Sunday, 4 September 2016

The best of all possible worlds

Here’s the difficult disconnect we’re in with the stock markets today: nowhere is safe, but the U.S. is the safest place to be.

And the biggest irony of this situation is that big cap stocks are overvalued and have been in an earnings downtrend — if you don’t count stock buybacks — for many quarters now.

This is why all the talking heads talk about the pessimism most investors have with stocks. They see the companies are not doing well — net sales in stocks has outpaced net sales since April and hedge funds have seen selling the past month that hasn’t been seen since early 2009 — and the economy is stagnant at best.

The U.S. economy has grown an average 1.2 percent annually since the Great Recession, the worst performance since WWII. Worker productivity continues to decline, even in the Technology Age. Unemployment is low, but there are a record number of Americans that have simply opted out of looking for work in traditional ways. Consumer debt is rising, yet retail stores are seeing diminishing sales. That means people are borrowing just to keep going.

But this is, like it or not, the best of all possible worlds.

This may seem absurd, but this middling economy is the strongest of the developed nations.

That makes the U.S. market the go-to market for foreign capital and the dollar the strongest currency.

But it is difficult to hold that idea — stagnant growth, overvalued stocks and a strong currency and stock market safety net — simultaneously.

So you should either join ’em or go around ’em.

By joining, I mean buy stocks that will rise when there’s a flight to safety. I like to call them century stocks. These are companies that have been around for 100 years or more. They have seen it all. They also understand the value of a long-term plan as opposed to posting impressive quarterly results.

Century stock companies know how to make money in good markets and bad. They have seen pretty much everything before, and they can see the decisions the company took when it happened.

For example, Clorox, which owns of number of various marketing leading home product brands, only sold bleach for the first 50 years it was in business. If you can make bleach profitable enough to sustain market share and grow your business, you are doing something right.

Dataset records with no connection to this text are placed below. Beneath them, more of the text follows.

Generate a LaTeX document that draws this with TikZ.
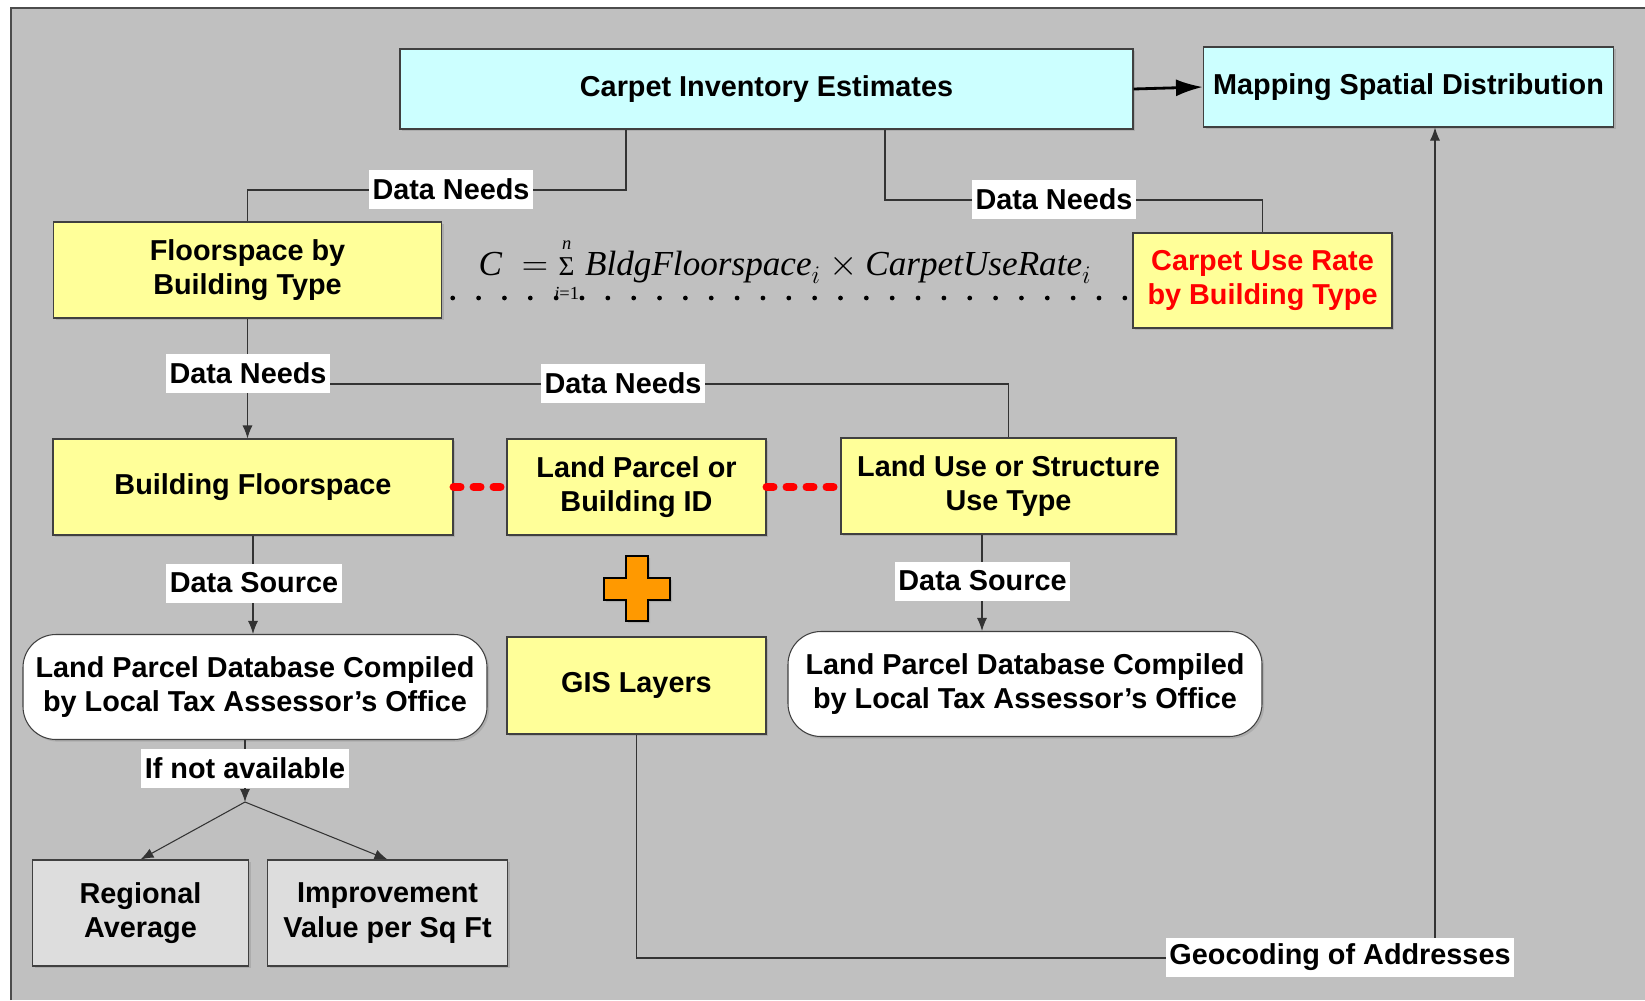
\documentclass[tikz,border=0pt]{standalone}
\usepackage{fontspec}
\setmainfont{Liberation Sans}
\newfontfamily\eqfont{Liberation Serif}
\usepackage{tikz}
\usetikzlibrary{positioning,arrows.meta,shadows}
\definecolor{skyfill}{HTML}{CCFFFF}
\definecolor{lemonfill}{HTML}{FFFF99}
\definecolor{ashfill}{HTML}{DDDDDD}
\definecolor{panelgrey}{HTML}{C0C0C0}
\definecolor{plusorange}{HTML}{FF9900}
\tikzset{blk/.style={rectangle,draw=black!75,line width=0.6pt,align=center,inner sep=2pt,font=\bfseries\fontsize{16.4}{19.5}\selectfont,drop shadow={shadow xshift=1.2pt,shadow yshift=-1.2pt,opacity=0.3}}}
\tikzset{cy/.style={blk,fill=skyfill},ye/.style={blk,fill=lemonfill},gr/.style={blk,fill=ashfill},rnd/.style={blk,fill=white,rounded corners=0.66cm}}
\tikzset{lab/.style={fill=white,inner xsep=2pt,inner ysep=0pt,minimum height=0.78cm,font=\bfseries\fontsize{16.4}{19.5}\selectfont}}
\tikzset{reddash/.style={red,line width=0.16cm,dash pattern=on 0.14cm off 0.26cm,line cap=round}}
\tikzset{dots/.style={black,line width=0.095cm,dash pattern=on 0pt off 0.517cm,dash phase=0.303cm,line cap=round}}
\newcommand{\eqit}[1]{\mbox{\eqfont\itshape #1}}
\newcommand{\eqsmall}[1]{\mbox{\eqfont\fontsize{10.5}{10.5}\selectfont #1}}

\begin{document}
\begin{tikzpicture}[x=0.2mm,y=-0.2mm,line width=0.6pt,>={Latex[length=0.26cm,width=0.2cm]}]
        \useasboundingbox (0,0) rectangle (1645,1000);
        \fill[panelgrey] (11,8) rectangle (1645,1000);
        \draw[black!70,line width=1pt] (11,1000) -- (11,8) -- (1645,8);

        \node[cy,minimum width=14.66cm,minimum height=1.6cm] (cie) at (766.5,89) {Carpet Inventory Estimates};
        \node[cy,minimum width=8.2cm,minimum height=1.6cm] (map) at (1408.5,87) {Mapping Spatial Distribution};
        \node[ye,minimum width=7.76cm,minimum height=1.92cm] (fbt) at (247.5,270) {Floorspace by\\Building Type};
        \node[ye,text=red,minimum width=5.18cm,minimum height=1.9cm] (cur) at (1262.5,280.5) {Carpet Use Rate\\by Building Type};
        \node[ye,minimum width=8cm,minimum height=1.92cm] (bfs) at (253,487) {Building Floorspace};
        \node[ye,minimum width=5.18cm,minimum height=1.92cm] (lpid) at (636.5,487) {Land Parcel or\\Building ID};
        \node[ye,minimum width=6.7cm,minimum height=1.92cm] (luse) at (1008.5,486) {Land Use or Structure\\Use Type};
        \node[ye,minimum width=5.18cm,minimum height=1.94cm] (gis) at (636.5,685.5) {GIS Layers};
        \node[rnd,minimum width=9.28cm,minimum height=2.1cm] (lpdb1) at (255,687) {Land Parcel Database Compiled\\by Local Tax Assessor’s Office};
        \node[rnd,minimum width=9.48cm,minimum height=2.1cm] (lpdb2) at (1025,684) {Land Parcel Database Compiled\\by Local Tax Assessor’s Office};
        \node[gr,minimum width=4.32cm,minimum height=2.12cm] (reg) at (140.5,913) {Regional\\Average};
        \node[gr,minimum width=4.8cm,minimum height=2.12cm] (imp) at (387.5,913) {Improvement\\Value per Sq Ft};
        \coordinate (fork) at (245,802);

        \draw[fill=plusorange,draw=black,line width=0.8pt,drop shadow={shadow xshift=1.2pt,shadow yshift=-1.2pt,opacity=0.3}] (626,556) -- (648,556) -- (648,578) -- (670,578) -- (670,600) -- (648,600) -- (648,621) -- (626,621) -- (626,600) -- (604,600) -- (604,578) -- (626,578) -- cycle;

        \node[anchor=base west,inner sep=0pt,font=\fontsize{20}{24}\selectfont] (eq) at (478,275) {$\eqit{C}\hspace{0.4cm}{=}\mathop{\mbox{\eqfont\fontsize{15.5}{16}\selectfont Σ}}\limits_{\eqsmall{\itshape i\upshape=1}\rule{0pt}{12pt}}^{\eqsmall{\itshape n}\rule[-3pt]{0pt}{3pt}}\eqit{BldgFloorspace}_{i}\times\eqit{CarpetUseRate}_{i}$};

        \draw [black!80] (cie.south -| 626,0) -- (626,190) -| (fbt.north);
        \draw [black!80] (cie.south -| 885,0) -- (885,200) -| (cur.north);
        \draw [line width=1.6pt,-{Latex[length=0.54cm,width=0.34cm]}] (cie.east) -- (map.west);
        \draw [dots] (fbt.east |- 0,298) -- (cur.west |- 0,298);
        \draw [black!80,->] (fbt.south) -- (fbt.south |- bfs.north);
        \draw [black!80] (fbt.south |- 0,384) -| (luse.north);
        \draw [reddash] (bfs.east |- 0,487) -- (lpid.west |- 0,487);
        \draw [reddash] (lpid.east |- 0,487) -- (luse.west |- 0,487);
        \draw [black!80,->] (bfs.south) -- (bfs.south |- lpdb1.north);
        \draw [black!80,->] (luse.south -| 982,0) -- (lpdb2.north -| 982,0);
        \draw [black!80,->] (lpdb1.south -| fork) -- (fork);
        \draw [black!80,->] (fork) -- (reg.north);
        \draw [black!80,->] (fork) -- (imp.north);
        \draw [black!80,->] (gis.south) |- (1435,958) -- (map.south -| 1435,0);

        \node[lab] (dn1) at (451,189) {Data Needs};
        \node[lab] (dn2) at (1054,199) {Data Needs};
        \node[lab] (dn3) at (248,373) {Data Needs};
        \node[lab] (dn4) at (623,383) {Data Needs};
        \node[lab] (ds1) at (254,583) {Data Source};
        \node[lab] (ds2) at (982.5,581) {Data Source};
        \node[lab] (na) at (245,768) {If not available};
        \node[lab] (geo) at (1340,957) {Geocoding of Addresses};
    \end{tikzpicture}
\end{document}
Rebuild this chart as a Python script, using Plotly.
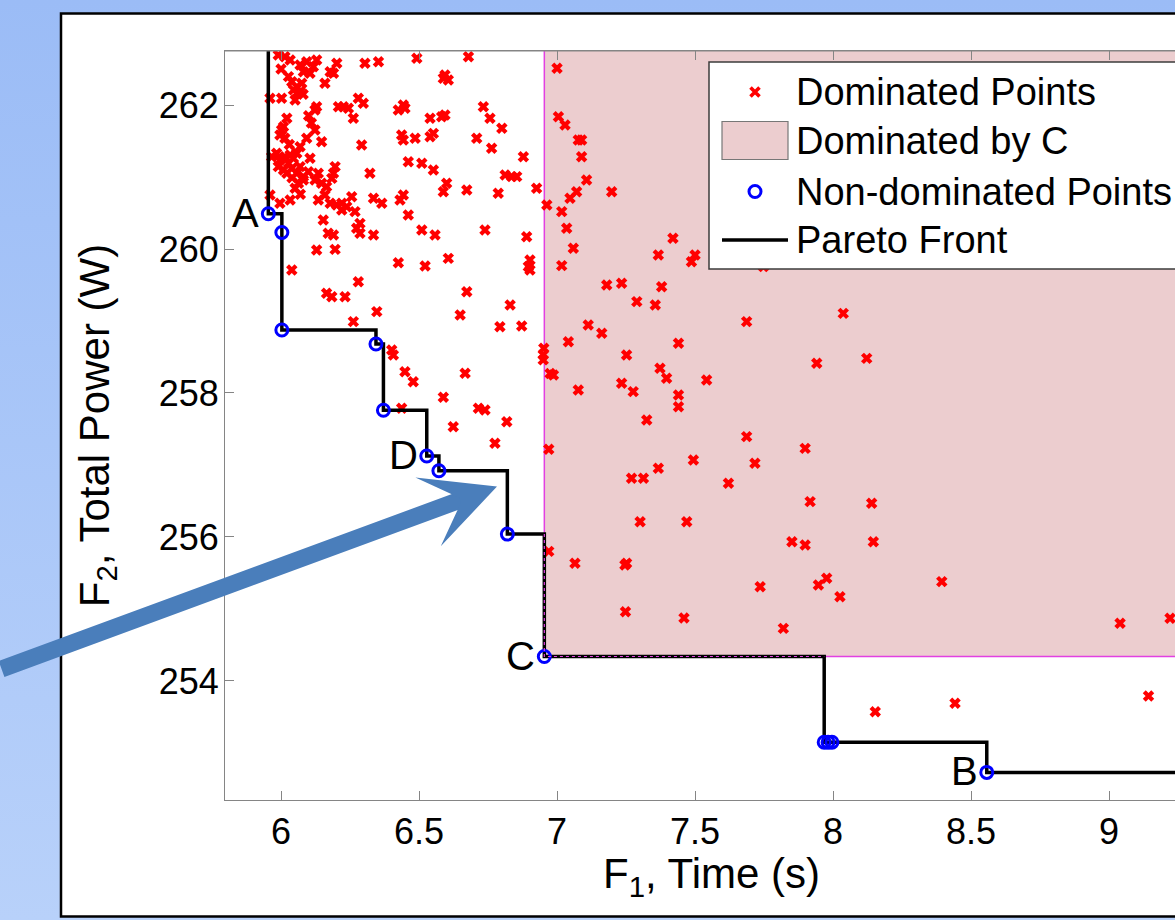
import base64
import plotly.graph_objects as go

# ---------------------------------------------------------------------------
# Data: candidate solutions in objective space (F1 = time in s, F2 = power in W)
# ---------------------------------------------------------------------------
dom_x = [
    5.990, 6.014, 6.033, 6.069, 6.093, 6.117, 6.081, 6.105, 6.129, 6.178,
    6.202, 6.190, 6.304, 6.353, 6.492, 6.679, 6.027, 6.039, 6.057, 6.075,
    6.069, 6.159, 5.960, 6.002, 6.051, 6.057, 6.129, 6.123, 6.208, 6.226,
    6.244, 6.262, 6.280, 6.298, 6.425, 6.443, 6.449, 6.540, 6.582, 6.594,
    6.594, 6.606, 6.588, 6.733, 6.757, 6.800, 6.021, 6.009, 6.002, 5.996,
    6.014, 6.093, 6.123, 6.147, 6.292, 6.437, 6.443, 6.486, 6.540, 6.552,
    6.709, 6.763, 5.966, 5.984, 5.996, 6.014, 6.033, 6.027, 6.045, 5.990,
    6.009, 6.021, 6.039, 6.057, 6.069, 6.081, 6.105, 6.099, 6.135, 6.123,
    6.147, 6.165, 6.196, 6.190, 6.184, 6.322, 6.461, 6.510, 6.552, 6.600,
    6.588, 6.673, 6.787, 6.812, 6.836, 6.854, 6.878, 6.926, 5.960, 5.996,
    6.033, 6.051, 6.063, 6.081, 6.135, 6.159, 6.178, 6.202, 6.220, 6.238,
    6.256, 6.220, 6.335, 6.365, 6.431, 6.443, 6.153, 6.268, 6.286, 6.274,
    6.286, 6.171, 6.190, 6.335, 6.461, 6.510, 6.558, 6.739, 6.890, 6.129,
    6.196, 6.425, 6.522, 6.606, 6.902, 6.896, 6.902, 6.039, 6.280, 6.673,
    6.165, 6.184, 6.232, 6.347, 6.649, 6.830, 6.262, 6.793, 6.872, 6.963,
    6.069, 6.057, 6.045, 6.080, 6.110, 6.030, 6.100, 6.040, 6.070, 6.000,
    6.401, 6.407, 6.449, 6.479, 6.667, 6.588, 6.437, 6.715, 6.739, 6.818,
    6.624, 6.775, 6.952, 6.950, 6.950, 6.975, 6.987, 6.970, 6.970,
    7.000, 7.005, 7.029, 7.077, 7.089, 7.089, 7.107, 7.071, 7.047, 7.198,
    7.017, 7.035, 7.059, 7.017, 7.420, 7.367, 7.500, 7.487, 7.748, 7.180,
    7.234, 7.379, 7.289, 7.356,
    7.687, 8.037, 7.113, 7.162, 7.041, 7.440, 7.252, 7.373, 7.397, 7.542,
    7.077, 7.234, 7.276, 7.440, 7.440, 7.325, 7.941, 8.122, 7.687, 7.899,
    7.494, 7.717, 7.367, 7.270, 7.313, 7.621, 7.917, 8.140, 7.301, 7.470,
    7.851, 7.899, 8.146, 7.065, 7.246, 7.252, 7.736, 7.947, 7.977, 8.025,
    8.394,
    7.820, 9.040, 9.221, 8.153, 8.442, 9.143, 7.248, 7.460,
]
dom_y = [
    262.694, 262.671, 262.625, 262.556, 262.602, 262.532, 262.463, 262.440, 262.625, 262.463,
    262.579, 262.440, 262.579, 262.602, 262.648, 262.671, 262.394, 262.324, 262.255, 262.301,
    262.185, 262.301, 262.093, 262.093, 262.069, 262.162, 261.977, 261.931, 261.977, 261.977,
    261.954, 261.815, 262.093, 262.023, 261.931, 262.000, 261.954, 261.815, 261.838, 261.861,
    262.417, 262.347, 262.370, 261.977, 261.815, 261.676, 261.815, 261.699, 261.653, 261.583,
    261.537, 261.537, 261.653, 261.491, 261.444, 261.583, 261.514, 261.537, 261.560, 261.606,
    261.537, 261.398, 261.282, 261.329, 261.236, 261.282, 261.306, 261.190, 261.259, 261.144,
    261.097, 261.051, 261.120, 261.051, 261.144, 261.005, 261.259, 261.074, 261.051, 260.958,
    260.912, 260.866, 261.144, 261.051, 260.981, 261.051, 261.213, 261.190, 261.097, 260.912,
    260.796, 260.819, 260.773, 261.028, 261.005, 261.005, 261.282, 260.843, 260.750, 260.634,
    260.681, 260.843, 260.912, 260.958, 260.681, 260.750, 260.634, 260.611, 260.634, 260.588,
    260.727, 260.542, 260.704, 260.634, 260.681, 260.750, 260.403, 260.519, 260.356, 260.287,
    260.218, 260.218, 260.194, 260.194, 260.472, 260.264, 260.194, 260.264, 260.171, 259.986,
    259.995, 259.810, 259.764, 259.870, 259.847, 259.755, 259.708, 259.708, 259.546, 259.407,
    259.384, 259.338, 259.338, 259.130, 259.083, 259.222, 258.991, 258.921, 258.931, 260.611,
    261.421, 261.330, 262.210, 262.150, 261.750, 261.450, 261.850, 260.990, 260.760, 262.500,
    258.597, 258.528, 258.296, 258.157, 258.273, 257.940, 257.787, 257.787, 257.764, 257.602,
    257.532, 257.301, 258.620, 258.530, 258.460, 258.270, 258.250, 257.220, 255.800,
    262.509, 261.838, 261.722, 261.514, 261.514, 261.282, 260.958, 260.796, 260.704, 260.796,
    260.519, 260.287, 260.009, 259.769, 260.148, 259.917, 259.917, 259.824, 259.755, 259.500,
    259.523, 259.477, 259.269, 259.222,
    258.991, 259.106, 258.944, 258.829, 258.713, 258.690, 258.528, 258.343, 258.204, 258.181,
    258.042, 258.134, 258.019, 257.972, 257.810, 257.625, 258.412, 258.481, 257.394, 257.231,
    257.069, 257.023, 256.954, 256.815, 256.815, 256.745, 256.491, 256.468, 256.213, 256.213,
    255.935, 255.889, 255.935, 255.634, 255.611, 255.634, 255.310, 255.333, 255.426, 255.171,
    255.380,
    254.731, 254.801, 254.870, 253.574, 253.690, 253.792, 254.963, 254.875,
]

# Non-dominated solutions, sorted by F1
front_x = [5.954, 6.003, 6.003, 6.344, 6.371, 6.528, 6.572, 6.820, 6.954,
           7.968, 7.982, 7.996, 8.557]
front_y = [260.49, 260.23, 258.875, 258.68, 257.76, 257.125, 256.92, 256.04, 254.34,
           253.15, 253.15, 253.15, 252.73]

# Named solutions on the front (index into front_x / front_y)
point_names = {"A": 0, "D": 5, "C": 8, "B": 12}

x_ticks = [6, 6.5, 7, 7.5, 8, 8.5, 9]
y_ticks = [254, 256, 258, 260, 262]
x_range = [5.797, 9.239]
y_range = [252.347, 262.75]

x_title = "F<sub>1</sub>, Time (s)"
y_title = "F<sub>2</sub>, Total Power (W)"
legend_labels = ["Dominated Points", "Dominated by C",
                 "Non-dominated Points", "Pareto Front"]

# ---------------------------------------------------------------------------
# Page geometry and styling
# ---------------------------------------------------------------------------
W, H = 1175, 920
M_L, M_R, M_T, M_B = 225, 0, 51, 120
PLOT_W = W - M_L - M_R
PLOT_H = H - M_T - M_B
FONT = "Liberation Sans, Arial, Helvetica, sans-serif"
AXIS_GREY = "#858585"
RED = "rgb(255,0,0)"
BLUE = "rgb(0,0,255)"
REGION_FILL = "rgb(236,205,207)"
MAGENTA = "rgb(226,64,226)"
ARROW_BLUE = "#4a7ebb"


def px(x):
    """Page pixel column -> paper x."""
    return (x - M_L) / PLOT_W


def py(y):
    """Page pixel row -> paper y."""
    return (H - M_B - y) / PLOT_H


# Backdrop: soft vertical blue gradient behind the white panel
grad_svg = (
    "<svg xmlns='http://www.w3.org/2000/svg' width='10' height='100' "
    "preserveAspectRatio='none'><defs><linearGradient id='g' x1='0' y1='0' "
    "x2='0' y2='1'><stop offset='0' stop-color='#9bbcf6'/>"
    "<stop offset='1' stop-color='#b8d1fa'/></linearGradient></defs>"
    "<rect width='10' height='100' fill='url(#g)'/></svg>"
)
grad_src = "data:image/svg+xml;base64," + base64.b64encode(grad_svg.encode()).decode()

fig = go.Figure()

# Dominated points
fig.add_trace(go.Scatter(
    x=dom_x, y=dom_y, mode="markers", name=legend_labels[0],
    marker=dict(symbol="x-thin-open", size=8.5, color=RED,
                line=dict(color=RED, width=4.2)),
))

# Pareto front drawn as a staircase, extended off the top and right edges
step_x = [front_x[0]] + front_x + [x_range[1] + 1]
step_y = [y_range[1] + 1] + front_y + [front_y[-1]]
fig.add_trace(go.Scatter(
    x=step_x, y=step_y, mode="lines", line_shape="hv", name=legend_labels[3],
    line=dict(color="black", width=3.5),
))

# Non-dominated points
fig.add_trace(go.Scatter(
    x=front_x, y=front_y, mode="markers", name=legend_labels[2],
    marker=dict(symbol="circle-open", size=12, color=BLUE,
                line=dict(color=BLUE, width=3)),
))

shapes = []
# White panel with black frame
shapes.append(dict(type="rect", xref="paper", yref="paper", layer="below",
                   x0=px(61), x1=px(W + 60), y0=py(916.5), y1=py(13.5),
                   fillcolor="white", line=dict(color="black", width=2.5)))

# Region dominated by C
ic = point_names["C"]
cx, cy = front_x[ic], front_y[ic]
shapes.append(dict(type="rect", xref="x", yref="y", layer="below",
                   x0=cx, y0=cy, x1=x_range[1] + 1, y1=y_range[1] + 1,
                   fillcolor=REGION_FILL, line=dict(color=MAGENTA, width=1.5)))
# Region edge where it runs along the front
shapes.append(dict(type="path", xref="x", yref="y", layer="above",
                   path=f"M{cx},{front_y[ic - 1]} L{cx},{cy} L{front_x[ic + 1]},{cy}",
                   line=dict(color=MAGENTA, width=1.2, dash="dot")))

# Top frame line of the axes box
shapes.append(dict(type="line", xref="paper", yref="paper", layer="above",
                   x0=0, x1=1.2, y0=1, y1=1, line=dict(color=AXIS_GREY, width=1)))

# Legend box and its symbols
LEG_LEFT, LEG_TOP, LEG_BOTTOM = 709, 62, 269
ROW_Y = [92, 140.5, 191.5, 240]
SYM_X0, SYM_X1 = 722, 788
SYM_CX = (SYM_X0 + SYM_X1) / 2
shapes.append(dict(type="rect", xref="paper", yref="paper", layer="above",
                   x0=px(LEG_LEFT), x1=px(W + 40), y0=py(LEG_BOTTOM), y1=py(LEG_TOP),
                   fillcolor="white", line=dict(color="#3c3c3c", width=1.5)))
r = 4.5
shapes.append(dict(type="path", xref="paper", yref="paper", layer="above",
                   path=(f"M{px(SYM_CX - r)},{py(ROW_Y[0] - r)} L{px(SYM_CX + r)},{py(ROW_Y[0] + r)} "
                         f"M{px(SYM_CX - r)},{py(ROW_Y[0] + r)} L{px(SYM_CX + r)},{py(ROW_Y[0] - r)}"),
                   line=dict(color=RED, width=3.6)))
shapes.append(dict(type="rect", xref="paper", yref="paper", layer="above",
                   x0=px(SYM_X0), x1=px(SYM_X1), y0=py(ROW_Y[1] + 19), y1=py(ROW_Y[1] - 19),
                   fillcolor=REGION_FILL, line=dict(color="#777777", width=1.2)))
cr = 6
shapes.append(dict(type="circle", xref="paper", yref="paper", layer="above",
                   x0=px(SYM_CX - cr), x1=px(SYM_CX + cr),
                   y0=py(ROW_Y[2] + cr), y1=py(ROW_Y[2] - cr),
                   line=dict(color=BLUE, width=3)))
shapes.append(dict(type="line", xref="paper", yref="paper", layer="above",
                   x0=px(SYM_X0), x1=px(SYM_X1), y0=py(ROW_Y[3]), y1=py(ROW_Y[3]),
                   line=dict(color="black", width=3.5)))

annotations = []
for label, ry in zip(legend_labels, ROW_Y):
    annotations.append(dict(text=label, xref="paper", yref="paper",
                            x=px(794), y=py(ry), xanchor="left", yanchor="middle",
                            showarrow=False, font=dict(size=38, color="black", family=FONT)))

# Letters next to the named solutions
for name, idx in point_names.items():
    annotations.append(dict(text=name, x=front_x[idx], y=front_y[idx], xref="x", yref="y",
                            xanchor="right", yanchor="middle", xshift=-7, yshift=1,
                            showarrow=False, font=dict(size=40, color="black", family=FONT)))

# X-axis title, centred under the full axis span
annotations.append(dict(text=x_title, xref="paper", yref="paper", x=px(711), y=py(877),
                        xanchor="center", yanchor="middle", showarrow=False,
                        font=dict(size=42, color="black", family=FONT)))

# Call-out arrow
annotations.append(dict(text="", xref="paper", yref="paper", x=px(497), y=py(486.5),
                        showarrow=True, ax=-497, ay=183, arrowhead=3, arrowsize=0.72,
                        arrowwidth=17, arrowcolor=ARROW_BLUE, standoff=0))

fig.update_layout(
    template="none",
    width=W, height=H,
    margin=dict(l=M_L, r=M_R, t=M_T, b=M_B, autoexpand=False),
    paper_bgcolor="#aac7f8",
    plot_bgcolor="white",
    showlegend=False,
    font=dict(family=FONT, color="black", size=36),
    images=[dict(source=grad_src, xref="paper", yref="paper", x=px(0), y=py(0),
                 sizex=W / PLOT_W, sizey=H / PLOT_H, xanchor="left", yanchor="top",
                 sizing="stretch", layer="below")],
    shapes=shapes,
    annotations=annotations,
    xaxis=dict(
        range=x_range, tickvals=x_ticks, ticks="inside", ticklen=9, tickwidth=1,
        tickcolor=AXIS_GREY, showline=True, linecolor=AXIS_GREY, linewidth=1,
        mirror="ticks", showgrid=False, zeroline=False, automargin=False,
        tickfont=dict(size=36, family=FONT, color="black"), ticklabelstandoff=0,
    ),
    yaxis=dict(
        range=y_range, tickvals=y_ticks, ticks="inside", ticklen=9, tickwidth=1,
        tickcolor=AXIS_GREY, showline=True, linecolor=AXIS_GREY, linewidth=1,
        showgrid=False, zeroline=False, automargin=False,
        tickfont=dict(size=36, family=FONT, color="black"), ticklabelstandoff=-2,
        title=dict(text=y_title, standoff=36,
                   font=dict(size=42, family=FONT, color="black")),
    ),
)

fig.write_html("out.html")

That’s another point. Most of the century stocks are companies that actually make things. They’re not financial manipulators that make money out of thin air and derivatives. They provide necessary and important products to their markets.

The other alternative is to go around the markets and simply avoid the whole mess.

In that case, you want to park your money in hard assets like gold and silver. You can either buy metal-based exchange traded funds (ETFs), or you can buy the bullion. You can also buy gold and silver non-collectible coins.

You see, coins that are deemed collectibles carry a higher premium to the price of the metal since they supposedly have a great value. But that premium will rise and fall. Non-collectible coins don’t carry the premium, so they more closely track the metal.

Either way you want to play it, it’s going to be a bumpy ride, so strap yourself in tight.